M Djuric, Dairy Science Editor
Compelling evidence of cheese-making has been uncovered in prehistoric pottery sieves found in the Kuyavia region in Poland by researchers from Great Britain, Poland and the United States. The study has just been published online in Nature journal on 12 December 2012.
An abundance of milk fats was detected in these specialized pottery vessels, comparable in form to modern cheese strainers, suggesting that humans have been making cheese in Europe for at least 7,500 years. There is a possibility that cheese was made even at earlier times using other materials such as cloth or wooden cheese strainers, but these materials are more perishable and difficult to detect as archeological material.
This study represents the earliest direct evidence of Neolithic cheese-making and also evidence that humans had already begun to develop complex relationships with animals beyond hunting.
Milk residues have been found previously at ancient sites up to 8000 years old in Turkey and Libya, but no evidence that milk had been processed into cheese has been found until now. Earlier evidence of cheese-making came from depictions of milk processing in murals that are several thousand years younger than the pottery fragments.
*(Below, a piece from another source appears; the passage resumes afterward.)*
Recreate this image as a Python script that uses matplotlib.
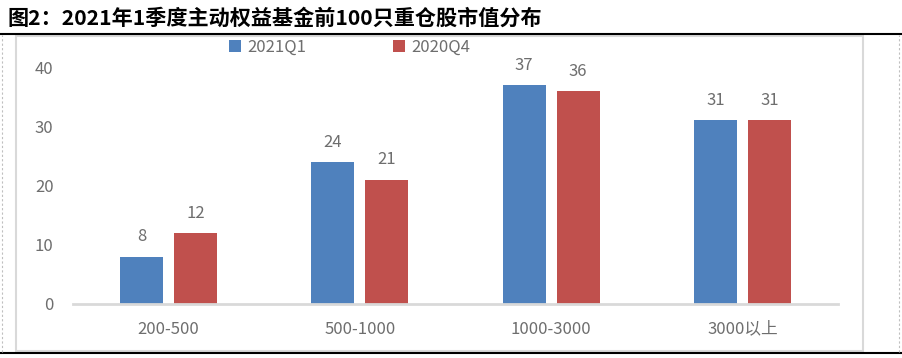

The introduction of dairying was a critical step in early agriculture, with milk products being rapidly adopted as a major dietary component of prehistoric farmers and pottery-using hunter-gatherers. However, early humans were lactose intolerant, i.e. they were unable to digest lactose (milk sugar) after childhood due to the absence of the enzyme lactase.
Traditional cheeses contain much less lactose than fresh milk and, therefore, the production of cheese was a critical development because it not only allowed the preservation of milk products in a non-perishable and transportable form, but also it made milk a more digestible product for early prehistoric farmers.
The development of cheese-making may have helped set the stage for a biological change in Europeans over many generations, leading to the evolution of “lactase persistence” (i.e. keeping lactase well into adulthood), which enables most humans to digest milk after childhood.